Enhancing SPH using moving least-squares and radial basis functions
This work addresses accuracy limitations in SPH for computational fluid dynamics practitioners, offering a principled alternative to ad hoc smoothing-length selection.
The paper enhances smoothed particle hydrodynamics (SPH) by integrating moving least-squares (MLS) and radial basis functions (RBF) to improve particle approximation accuracy, deriving variationally-consistent hydrodynamic equations. The new method is demonstrated on the Sod shock tube problem, showing improved performance.

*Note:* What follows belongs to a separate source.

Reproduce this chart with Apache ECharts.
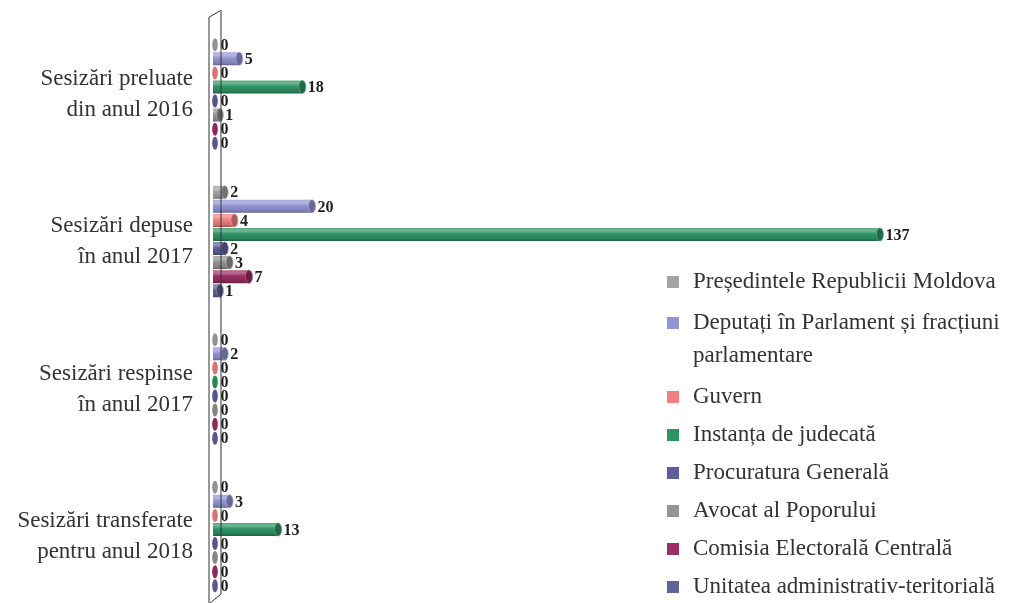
<!DOCTYPE html>
<html>
<head>
<meta charset="utf-8">
<title>Sesizări</title>
<script src="https://cdn.jsdelivr.net/npm/echarts@6.0.0/dist/echarts.min.js"></script>
<style>
  html, body { margin: 0; padding: 0; background: #ffffff; }
  #chart { width: 1018px; height: 603px; }
</style>
</head>
<body>
<div id="chart"></div>
<script>
// Categories (top to bottom)
const categories = [
  'Sesizări preluate\ndin anul 2016',
  'Sesizări depuse\nîn anul 2017',
  'Sesizări respinse\nîn anul 2017',
  'Sesizări transferate\npentru anul 2018'
];

// Authors of the complaints (series)
const seriesNames = [
  'Președintele Republicii Moldova',
  'Deputați în Parlament și fracțiuni parlamentare',
  'Guvern',
  'Instanța de judecată',
  'Procuratura Generală',
  'Avocat al Poporului',
  'Comisia Electorală Centrală',
  'Unitatea administrativ-teritorială'
];

// Values per category for each author
const presedintele = [0, 2, 0, 0];
const deputati     = [5, 20, 2, 3];
const guvern       = [0, 4, 0, 0];
const instanta     = [18, 137, 0, 13];
const procuratura  = [0, 2, 0, 0];
const avocat       = [1, 3, 0, 0];
const comisia      = [0, 7, 0, 0];
const unitatea     = [0, 1, 0, 0];

const seriesValues = [presedintele, deputati, guvern, instanta, procuratura, avocat, comisia, unitatea];

const colors = ['#a3a3a6', '#9494d4', '#f28080', '#2f9464', '#5e5e9e', '#949494', '#9b2e62', '#62629c'];

const FONT = '"Liberation Serif", "DejaVu Serif", serif';

function mix(hex, target, t) {
  const a = parseInt(hex.slice(1), 16);
  const r = (a >> 16) & 255, g = (a >> 8) & 255, b = a & 255;
  const tv = target === 'white' ? 255 : 0;
  const f = v => Math.round(v + (tv - v) * t);
  return 'rgb(' + f(r) + ',' + f(g) + ',' + f(b) + ')';
}

// Category centres sit on the axis ticks (boundaryGap: false)
const GRID_LEFT = 213, GRID_TOP = 94, GRID_HEIGHT = 442.5, X_MAX = 150, GRID_WIDTH = 728;
const BAR_THICK = 13;

function makeRender(color) {
  return function (params, api) {
    const n = seriesNames.length;
    const val = api.value(0);
    const cat = api.value(1);
    const p0 = api.coord([0, cat]);
    const p1 = api.coord([val, cat]);
    const band = api.size([0, 1])[1];
    const pitch = band * 14.1 / 148;
    const y = p0[1] + (params.seriesIndex - (n - 1) / 2) * pitch;
    const h = BAR_THICK;
    const rx = val > 0 ? 3.5 : 2.8;
    const capX = p1[0] + 2;
    const children = [];
    if (val > 0) {
      children.push({
        type: 'rect',
        shape: { x: p0[0], y: y - h / 2, width: capX - p0[0], height: h },
        style: {
          fill: new echarts.graphic.LinearGradient(0, 0, 0, 1, [
            { offset: 0, color: mix(color, 'white', 0.2) },
            { offset: 0.22, color: mix(color, 'white', 0.32) },
            { offset: 0.45, color: color },
            { offset: 0.85, color: mix(color, 'black', 0.15) },
            { offset: 1, color: mix(color, 'black', 0.35) }
          ])
        }
      });
    }
    children.push({
      type: 'ellipse',
      shape: { cx: capX, cy: y, rx: rx, ry: h / 2 },
      style: {
        fill: val > 0 ? mix(color, 'black', 0.3) : mix(color, 'black', 0.1),
        stroke: val > 0 ? mix(color, 'white', 0.2) : null,
        lineWidth: 0.8
      }
    });
    children.push({
      type: 'text',
      style: {
        text: String(val),
        x: capX + 3.5 + 2,
        y: y + 1,
        fill: '#1e1e1e',
        font: 'bold 16px ' + FONT,
        verticalAlign: 'middle',
        align: 'left'
      }
    });
    return { type: 'group', children: children };
  };
}

const series = seriesNames.map((name, i) => ({
  name: name,
  type: 'custom',
  coordinateSystem: 'cartesian2d',
  clip: false,
  itemStyle: { color: colors[i] },
  encode: { x: 0, y: 1 },
  data: seriesValues[i].map((v, j) => [v, j]),
  renderItem: makeRender(colors[i]),
  z: 2
}));

const legendText = {
  color: '#333333',
  fontSize: 23,
  lineHeight: 36,
  fontFamily: FONT,
  padding: [0, 0, 0, 9]
};

function legendBlock(names, top, extra) {
  return Object.assign({
    orient: 'vertical',
    left: 667,
    top: top,
    padding: 0,
    icon: 'rect',
    itemWidth: 12,
    itemHeight: 12,
    itemGap: 2,
    data: names,
    textStyle: legendText
  }, extra || {});
}

const chart = echarts.init(document.getElementById('chart'), null, { renderer: 'canvas' });

chart.setOption({
  animation: false,
  backgroundColor: '#ffffff',
  grid: { left: GRID_LEFT, top: GRID_TOP, width: GRID_WIDTH, height: GRID_HEIGHT, containLabel: false },
  xAxis: {
    type: 'value', min: 0, max: X_MAX, show: false
  },
  yAxis: {
    type: 'category',
    inverse: true,
    boundaryGap: false,
    data: categories,
    axisLine: { show: false },
    axisTick: { show: false },
    splitLine: { show: false },
    axisLabel: {
      margin: 20,
      color: '#333333',
      fontSize: 23,
      lineHeight: 31,
      fontFamily: FONT,
      align: 'right'
    }
  },
  legend: [
    legendBlock([seriesNames[0]], 264),
    // two-line entry: a blank first line keeps the icon beside "Deputați ..."
    legendBlock([seriesNames[1]], 273.5, {
      formatter: () => ' \nDeputați în Parlament și fracțiuni\nparlamentare',
      textStyle: Object.assign({}, legendText, { lineHeight: 33 })
    }),
    legendBlock(seriesNames.slice(2), 381, {
      itemGap: 6,
      height: 226,
      textStyle: Object.assign({}, legendText, { lineHeight: 32 })
    })
  ],
  series: series
});

// Thin 3D wall behind the start of the bars
const x0 = chart.convertToPixel({ xAxisIndex: 0 }, 0);
const yFirst = chart.convertToPixel({ yAxisIndex: 0 }, categories[0]);
const yLast = chart.convertToPixel({ yAxisIndex: 0 }, categories[categories.length - 1]);
const halfBand = (yLast - yFirst) / (categories.length - 1) / 2;
const wallTop = yFirst - halfBand - 3, wallBottom = 603;
chart.setOption({
  graphic: [{
    type: 'polyline',
    z: 10,
    silent: true,
    shape: {
      points: [
        [x0 - 4, wallBottom + 1],
        [x0 - 4, wallTop],
        [x0 + 8, wallTop - 7],
        [x0 + 8, wallBottom - 9],
        [x0 - 4, wallBottom + 1]
      ]
    },
    style: { stroke: '#333333', lineWidth: 1, fill: null }
  }]
});
</script>
</body>
</html>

In this paper we consider two sources of enhancement for the meshfree Lagrangian particle method smoothed particle hydrodynamics (SPH) by improving the accuracy of the particle approximation. Namely, we will consider shape functions constructed using: moving least-squares approximation (MLS); radial basis functions (RBF). Using MLS approximation is appealing because polynomial consistency of the particle approximation can be enforced. RBFs further appeal as they allow one to dispense with the smoothing-length -- the parameter in the SPH method which governs the number of particles within the support of the shape function. Currently, only ad hoc methods for choosing the smoothing-length exist. We ensure that any enhancement retains the conservative and meshfree nature of SPH. In doing so, we derive a new set of variationally-consistent hydrodynamic equations. Finally, we demonstrate the performance of the new equations on the Sod shock tube problem.